A 95% market feels like a done deal. It looks like consensus. It trades like gravity. And then, without warning, it's sitting at 50/50 — and everyone pretends they saw it coming.
They didn't. Here's what actually happened.
The Anatomy of a Crowded Trade
Markets don't sprint to 95% because the underlying probability is 95%. They get there because of narrative momentum — a story so clean, so repeatable, that new money piles in not because of fresh analysis, but because the chart is pointing up. Recency bias does the heavy lifting. If nothing bad has happened recently, the crowd prices nothing bad into the future. The probability isn't a forecast anymore; it's a comfort level.

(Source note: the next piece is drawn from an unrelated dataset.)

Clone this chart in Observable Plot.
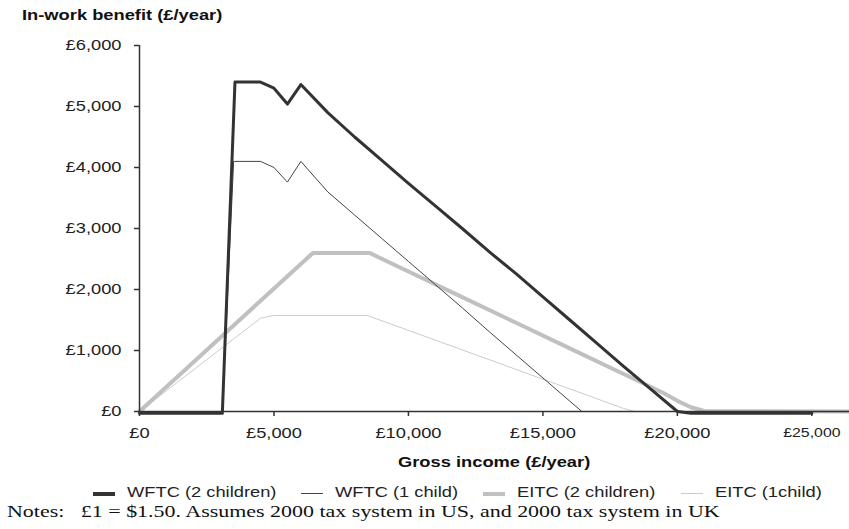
<!DOCTYPE html>
<html><head><meta charset="utf-8">
<script src="https://cdn.jsdelivr.net/npm/d3@7"></script>
<script src="https://cdn.jsdelivr.net/npm/@observablehq/plot@0.6"></script>
<style>
body{margin:0;background:#fff;}
#wrap{position:relative;width:849px;height:529px;overflow:hidden;font-family:"Liberation Sans",Arial,sans-serif;color:#222;}
.abs{position:absolute;white-space:pre;}
.legend{display:flex;align-items:baseline;font-size:15px;line-height:12px;}
.sw{display:inline-block;width:22px;margin-right:12px;}
.lab{white-space:pre;}
</style></head><body><div id="wrap"></div>
<script>
// ---- data ----
const xTicks = [0, 5000, 10000, 15000, 20000, 25000];
const yTicks = [0, 1000, 2000, 3000, 4000, 5000, 6000];

const wftc2Income  = [0, 3080, 3550, 4500, 5000, 5500, 6000, 7000, 8000, 9000, 10000, 11000, 12000, 13000, 14000, 15000, 16000, 17000, 18000, 19000, 20000, 20500, 25000];
const wftc2Benefit = [-30, -30, 5400, 5400, 5300, 5040, 5360, 4900, 4500, 4120, 3740, 3370, 3000, 2620, 2260, 1880, 1500, 1120, 740, 370, 0, -30, -30];

const wftc1Income  = [0, 3080, 3500, 4500, 5000, 5500, 6000, 7000, 8000, 9000, 10000, 11000, 12000, 13000, 14000, 15000, 16000, 16450, 25000];
const wftc1Benefit = [0, 0, 4100, 4100, 4000, 3760, 4100, 3600, 3220, 2840, 2460, 2080, 1700, 1310, 930, 550, 170, 0, 0];

const eitc2Income  = [0, 6450, 8550, 10000, 12000, 14000, 16000, 18000, 19000, 19500, 20000, 20500, 21000, 26400];
const eitc2Benefit = [0, 2600, 2600, 2295, 1875, 1455, 1035, 615, 405, 300, 175, 70, 10, 0];

const eitc1Income  = [0, 4500, 5000, 8460, 10000, 12000, 14000, 16000, 17000, 17500, 18000, 18400, 26400];
const eitc1Benefit = [0, 1530, 1575, 1575, 1330, 1010, 690, 370, 210, 130, 50, 0, 0];

const seriesNames = ["WFTC (2 children)", "WFTC (1 child)", "EITC (2 children)", "EITC (1child)"];

// ---- build tables ----
const toRows = (xs, ys) => xs.map((x, i) => ({income: x, benefit: ys[i]}));
const data = {
  "WFTC (2 children)": toRows(wftc2Income, wftc2Benefit),
  "WFTC (1 child)": toRows(wftc1Income, wftc1Benefit),
  "EITC (2 children)": toRows(eitc2Income, eitc2Benefit),
  "EITC (1child)": toRows(eitc1Income, eitc1Benefit)
};
const styles = {
  "WFTC (2 children)": {stroke: "#333333", strokeWidth: 3, swH: 4},
  "WFTC (1 child)": {stroke: "#444444", strokeWidth: 1, swH: 1},
  "EITC (2 children)": {stroke: "#c0c0c0", strokeWidth: 4, swH: 4},
  "EITC (1child)": {stroke: "#cccccc", strokeWidth: 1, swH: 1}
};
const drawOrder = ["EITC (1child)", "EITC (2 children)", "WFTC (1 child)", "WFTC (2 children)"];

const fmt = d => "£" + d3.format(",")(d);
const S = 1.22; // horizontal stretch of the reference's text

const plot = Plot.plot({
  width: 849, height: 529,
  marginLeft: 139, marginRight: 0, marginTop: 45, marginBottom: 118,
  style: {fontFamily: '"Liberation Sans", Arial, sans-serif', fontSize: "15px", color: "#222", background: "transparent", overflow: "visible"},
  x: {domain: [0, 26400]},
  y: {domain: [0, 6000]},
  marks: [
    ...drawOrder.map(k => Plot.line(data[k], {x: "income", y: "benefit", stroke: styles[k].stroke, strokeWidth: styles[k].strokeWidth, strokeLinejoin: "round"})),
    Plot.ruleY([0], {stroke: "#333", strokeWidth: 1.5}),
    Plot.ruleX([0], {stroke: "#333", strokeWidth: 1.5}),
    Plot.axisX(xTicks, {tickFormat: fmt, tickSize: 5, tickPadding: 11, stroke: "#333", strokeWidth: 1.5, label: null}),
    Plot.axisY(yTicks, {tickFormat: fmt, tickSize: 5, tickPadding: 13, stroke: "#333", strokeWidth: 1.5, label: null})
  ]
});
const wrap = document.getElementById("wrap");
plot.style.position = "absolute"; plot.style.left = "0"; plot.style.top = "0";
wrap.appendChild(plot);

// stretch SVG tick labels horizontally about their anchor
plot.querySelectorAll("text").forEach(t => {
  if (t.textContent.trim() === fmt(25000)) t.setAttribute("font-size", "13");
  t.setAttribute("transform", (t.getAttribute("transform") || "") + ` scale(${S},1)`);
});

// widen an HTML text by s without enlarging its box beyond the visible glyphs
function stretch(el, s = S) {
  const w = el.getBoundingClientRect().width;
  el.style.display = "inline-block";
  el.style.width = w + "px";
  el.style.marginRight = (w * (s - 1)) + "px";
  el.style.transform = `scaleX(${s})`;
  el.style.transformOrigin = "0 0";
  return w * s;
}
function addText(txt, css) {
  const d = document.createElement("div");
  d.className = "abs";
  d.textContent = txt;
  Object.assign(d.style, css);
  wrap.appendChild(d);
  return d;
}

// title
const title = addText("In-work benefit (£/year)", {left: "22px", top: "7px", fontSize: "15px", lineHeight: "15px", fontWeight: "bold", color: "#111"});
stretch(title);

// x-axis label
const xl = addText("Gross income (£/year)", {left: "0px", top: "455px", fontSize: "15px", lineHeight: "13px", fontWeight: "bold", color: "#111"});
const xw = stretch(xl);
xl.style.left = (494 - xw / 2) + "px";

// legend
const leg = document.createElement("div");
leg.className = "abs legend";
Object.assign(leg.style, {left: "93px", top: "486px"});
wrap.appendChild(leg);
const labs = [];
seriesNames.forEach((name, i) => {
  const sw = document.createElement("span");
  sw.className = "sw";
  const h = styles[name].swH;
  sw.style.height = h + "px";
  sw.style.background = styles[name].stroke;
  sw.style.marginLeft = i === 0 ? "0px" : "25px";
  sw.style.position = "relative";
  sw.style.top = (h === 4 ? -1 : -3) + "px";
  const lab = document.createElement("span");
  lab.className = "lab";
  lab.textContent = name;
  leg.appendChild(sw);
  leg.appendChild(lab);
  labs.push(lab);
});
const widths = labs.map(l => l.getBoundingClientRect().width);
labs.forEach((l, i) => {
  l.style.display = "inline-block";
  l.style.width = widths[i] + "px";
  l.style.marginRight = (widths[i] * (S - 1)) + "px";
  l.style.transform = `scaleX(${S})`;
  l.style.transformOrigin = "0 0";
});

// notes
const notes = addText("Notes:   £1 = $1.50. Assumes 2000 tax system in US, and 2000 tax system in UK",
  {left: "7px", top: "504px", fontSize: "17.5px", lineHeight: "14px", fontFamily: '"Liberation Serif", "Times New Roman", serif', color: "#111"});
stretch(notes, S * 18 / 17.5);
</script>
</body></html>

Overconfidence compounds this. Traders who bought at 70% and watched it climb to 90% feel vindicated. That feeling is not signal — it's noise. The position looks right because it's been right, not because the fundamentals changed. Meanwhile, the actual tail risk — the scenarios that would break the narrative — gets systematically underweighted. Nobody wants to be the person pricing in the 5% when the crowd is at 95%.
What Breaks the Spell
The collapse rarely comes from a single bombshell. It comes from information that the narrative couldn't absorb — a data point that doesn't fit, a delay that shouldn't have happened, a statement that contradicts the script. Suddenly the 95% traders are asking questions they should have asked at 70%. Liquidity dries up. The market reprices violently, not because the world changed dramatically, but because the crowd's confidence was always borrowed.
The 50/50 that follows isn't the truth either. It's panic pricing — the opposite bias wearing different clothes.
The real edge in prediction markets isn't finding the 95% and riding it. It's asking, at 95%, what the crowd has stopped bothering to imagine.